Hypostomus heraldoi

Scientific classification
- Kingdom: Animalia
- Phylum: Chordata
- Class: Actinopterygii
- Order: Siluriformes
- Family: Loricariidae
- Genus: Hypostomus
- Species: H. heraldoi
- Binomial name: Hypostomus heraldoi Zawadzki, C. Weber & Pavanelli, 2008

= Hypostomus heraldoi =

- Authority: Zawadzki, C. Weber & Pavanelli, 2008

Species of catfish

Hypostomus heraldoi is a species of catfish in the family Loricariidae. It is native to South America, where it occurs in the Corumbá River and Rio Grande basins in the upper Paraná River drainage in Brazil. It is typically found in turbid waters with a substrate composed of rocks with some amount of sand. It is known to be syntopic with other loricariid species in the genus Hypostomus, including Hypostomus ancistroides, H. denticulatus, H. iheringii, H. margaritifer, and H. regani.
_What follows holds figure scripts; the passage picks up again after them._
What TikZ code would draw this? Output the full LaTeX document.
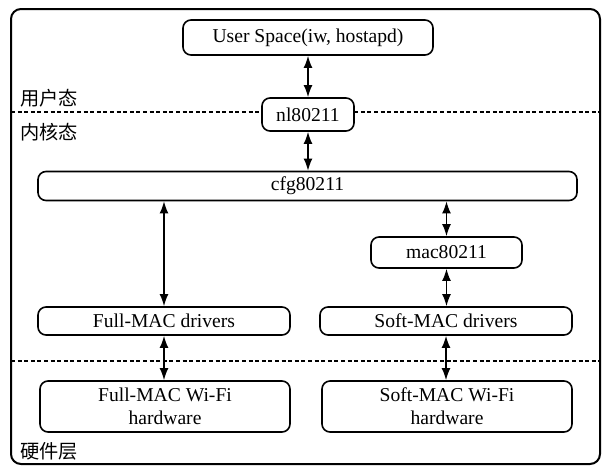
\documentclass[tikz,border=0pt]{standalone}
\usepackage{fontspec}
\setmainfont{Liberation Serif}
\newfontfamily\cjkfont{Noto Sans CJK SC}
\usepackage{tikz}
\usetikzlibrary{arrows.meta, positioning, calc}

\begin{document}
\begin{tikzpicture}[
    x=0.5pt, y=-0.5pt,
    box/.style={
        rectangle,
        rounded corners=4pt,
        draw=black,
        fill=white,
        align=center,
        inner sep=0pt,
        font=\fontsize{9.8}{11.5}\selectfont,
        line width=0.8pt
    },
    layer/.style={
        anchor=west,
        inner sep=0pt,
        font=\cjkfont\fontsize{9.6}{11}\selectfont
    },
    sep/.style={
        dashed,
        dash pattern=on 2pt off 1.3pt,
        line width=0.8pt
    },
    arrow/.style={
        {Latex[length=6pt,width=4.4pt]}-{Latex[length=6pt,width=4.4pt]},
        line width=0.7pt
    }
]
\useasboundingbox (0,0) rectangle (603,466);

% Outer frame
\draw[line width=1pt, rounded corners=5pt] (11,9) rectangle (600,464);

% Layer separators
\coordinate (kernelL) at (11,112);
\coordinate (kernelR) at (600,112);
\coordinate (hwL) at (11,361);
\coordinate (hwR) at (600,361);
\draw[sep] (kernelL) -- (kernelR);
\draw[sep] (hwL) -- (hwR);

% Layer labels
\node[layer] (userlbl) at (20,98) {用户态};
\node[layer] (kernellbl) at (20,132) {内核态};
\node[layer] (hwlbl) at (20,451) {硬件层};

% Nodes
\node[box, minimum width=125pt, minimum height=17.5pt] (user) at (308,37.5) {User Space(iw, hostapd)};

\node[box, minimum width=46pt, minimum height=16.5pt] (nl) at (308,114.5) {nl80211};

\node[box, minimum width=269.5pt, minimum height=14.5pt] (cfg) at (307.5,186) {cfg80211};

\node[box, minimum width=75.5pt, minimum height=15.5pt] (mac) at (446.5,252.5) {mac80211};

% Drivers on same horizontal line
\node[box, minimum width=126pt, minimum height=14pt] (fulldrv) at (164,321) {Full-MAC drivers};

\node[box, minimum width=126pt, minimum height=14pt] (softdrv) at (446,321) {Soft-MAC drivers};

% Hardware
\node[box, minimum width=125pt, minimum height=25.5pt] (fullhw) at (165,406.5) {Full-MAC Wi-Fi\\hardware};

\node[box, minimum width=125pt, minimum height=25.5pt] (softhw) at (447,406.5) {Soft-MAC Wi-Fi\\hardware};

% Arrows
\draw[arrow] (user.south) -- (nl.north);
\draw[arrow] (nl.south) -- (cfg.north -| nl.south);

\draw[arrow] (cfg.south -| fulldrv.north) -- (fulldrv.north);
\draw[arrow] (cfg.south -| mac.north) -- (mac.north);
\draw[arrow] (mac.south) -- (mac.south |- softdrv.north);

\draw[arrow] (fulldrv.south) -- (fulldrv.south |- fullhw.north);
\draw[arrow] (softdrv.south) -- (softdrv.south |- softhw.north);

\end{tikzpicture}
\end{document}
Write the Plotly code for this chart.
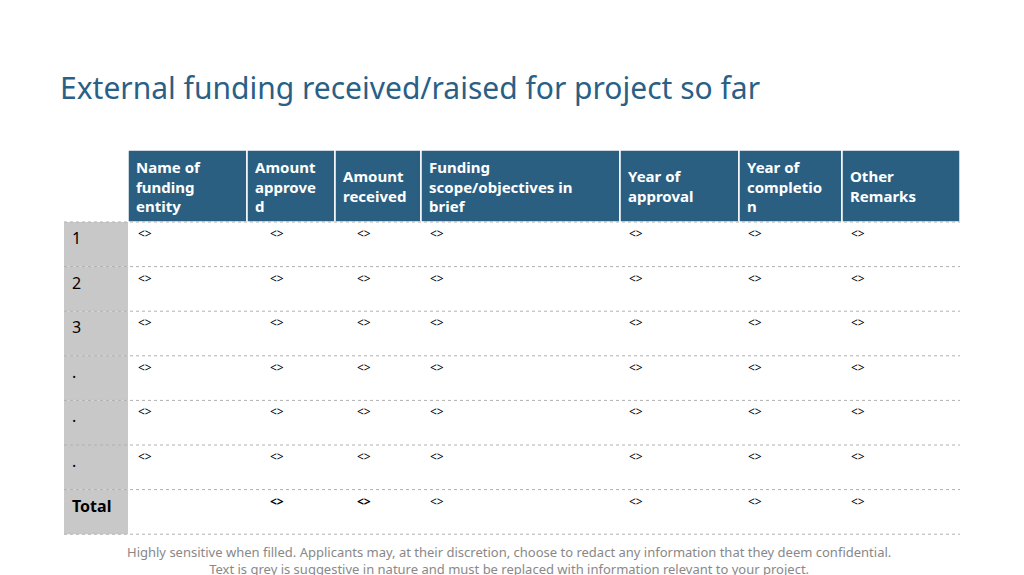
import plotly.graph_objects as go

title = "External funding received/raised for project so far"
headers = ["Name of<br>funding<br>entity", "Amount<br>approve<br>d", "Amount<br>received",
           "Funding<br>scope/objectives in<br>brief", "Year of<br>approval", "Year of<br>completio<br>n", "Other<br>Remarks"]
row_labels = ["1", "2", "3", ".", ".", ".", "<b>Total</b>"]
cells = [["&lt;&gt;"] * 7 for _ in range(6)] + [["", "<b>&lt;&gt;</b>", "<b>&lt;&gt;</b>", "&lt;&gt;", "&lt;&gt;", "&lt;&gt;", "&lt;&gt;"]]
footnote = ("Highly sensitive when filled. Applicants may, at their discretion, choose to redact any information that they deem confidential.<br>"
            "Text is grey is suggestive in nature and must be replaced with information relevant to your project.")

OFF = 8  # page body margin compensation
col_edges = [128, 247, 335, 421, 620, 739, 842, 960]
text_off = [8, 21, 20, 7, 7, 7, 7]
label_x0 = 64
head_top, head_bot = 150, 222
row_h = 44.6

fig = go.Figure()
shapes, ann = [], []
FONT = "Noto Sans"
X = lambda v: v - OFF
Y = lambda v: v - OFF
for i, h in enumerate(headers):
    x0, x1 = col_edges[i], col_edges[i + 1]
    shapes.append(dict(type="rect", x0=X(x0), x1=X(x1), y0=Y(head_top), y1=Y(head_bot),
                       fillcolor="#2b5f82", line=dict(color="white", width=1.5), layer="below"))
    ann.append(dict(x=X(x0 + 6), y=Y((head_top + head_bot) / 2), text="<b>" + h + "</b>", showarrow=False,
                    xanchor="left", yanchor="middle", align="left",
                    font=dict(family=FONT, size=15, color="white")))
for r, lab in enumerate(row_labels):
    y0 = head_bot + r * row_h
    y1 = y0 + row_h
    shapes.append(dict(type="rect", x0=X(label_x0), x1=X(col_edges[0]), y0=Y(y0), y1=Y(y1),
                       fillcolor="#c8c8c8", line=dict(width=0), layer="below"))
    shapes.append(dict(type="line", x0=X(label_x0), x1=X(col_edges[-1]), y0=Y(y1), y1=Y(y1),
                       line=dict(color="#b0b0b0", width=1, dash="dot")))
    ann.append(dict(x=X(label_x0 + 6), y=Y(y0 + 16), text=lab, showarrow=False, xanchor="left",
                    yanchor="middle", font=dict(family=FONT, size=16, color="black")))
    for c, v in enumerate(cells[r]):
        if v:
            ann.append(dict(x=X(col_edges[c] + text_off[c]), y=Y(y0 + 1), text=v, showarrow=False,
                            xanchor="left", yanchor="top", font=dict(family=FONT, size=12, color="black")))
shapes.append(dict(type="line", x0=X(label_x0), x1=X(col_edges[-1]), y0=Y(head_bot), y1=Y(head_bot),
                   line=dict(color="#b0b0b0", width=1, dash="dot")))

ann.append(dict(x=X(58), y=Y(87), text=title, showarrow=False, xanchor="left", yanchor="middle",
                font=dict(family=FONT, size=30, color="#2a5f86")))
ann.append(dict(x=X(509), y=Y(560), text=footnote, showarrow=False, xanchor="center", yanchor="middle",
                align="center", font=dict(family=FONT, size=13, color="#888888")))

fig.update_layout(width=1024, height=575, margin=dict(l=0, r=0, t=0, b=0),
                  paper_bgcolor="white", plot_bgcolor="white", shapes=shapes, annotations=ann,
                  xaxis=dict(range=[0, 1024], visible=False, fixedrange=True),
                  yaxis=dict(range=[575, 0], visible=False, fixedrange=True), showlegend=False)
fig.write_html("out.html")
The species reaches 23.6 cm (9.3 inches) in standard length and is believed to be a facultative air-breather.

Hypostomus heraldoi was described in 2008 by Cláudio H. Zawadzki (of the State University of Maringá), Claude Weber, and C. S. Pavanelli (also of the State University of Maringá), alongside the aforementioned related and syntopic species H. denticulatus.

==Etymology==
The fish is named in honor of Brazilian ichthyologist Heraldo A. Britski, of the Universidade de São Paulo.